Fall 2006 Course Offerings
ECS 320 Cultural Systems: The Human Face of Soviet Socialism
Traditionally, life in the Soviet period is perceived as being polarized between the ideological constraints imposed by state authorities and acts of popular resistance by dissidents. In this course, we will try to understand how Communist ideology was "translated" in socialist countries into the language of everyday life. Through film, fiction, and academic studies of socialist life, we will analyze the cultural logic of socialism that still retains its legacy in a large part of the former Soviet world.
Professor: Serguei A. Oushakine
2:50 pm T Th
ECS 330/COM 321 Communication and the Arts: Media and Literature
This course examines the multiple connections of print journalism and the novel.

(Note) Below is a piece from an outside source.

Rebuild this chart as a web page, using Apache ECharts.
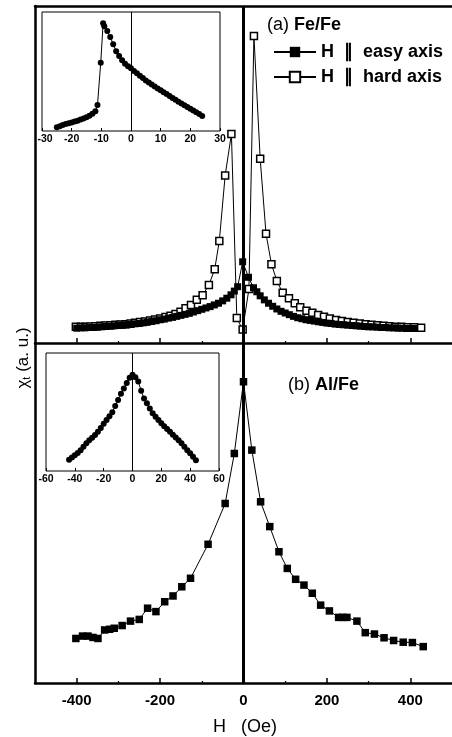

Our particular focus will be the relationship of 20th-century discussions of the responsibilities, political influence, and cultural impact of the media to the various images of the bumbling journalists, self-appointed reporters, and eventual bloggers in modern and (mostly) European literature.
Professor: Eileen A. Reeves
11:00 am - 12:20 pm M W
ECS 331/COM 364
Communication and the Arts: Language and Culture in the Parisian Fifties and Sixties
An introduction to the intellectual and cultural history of Paris in the nineteen-fifties and sixties, tracing the rise of structuralism and the emergence of "post-structuralism" through such thinkers as Sartre, Barthes, Derrida, and Foucault. We will also explore contemporaneous developments in film (focusing on Godard) and literature (especially the New Novel and Oulipo), along with forms of social and political militancy, including Situationism, radical feminisms, and French Maoism. Students should be prepared to engage in an open-minded but critical manner with works that are intellectually challenging and aesthetically provocative.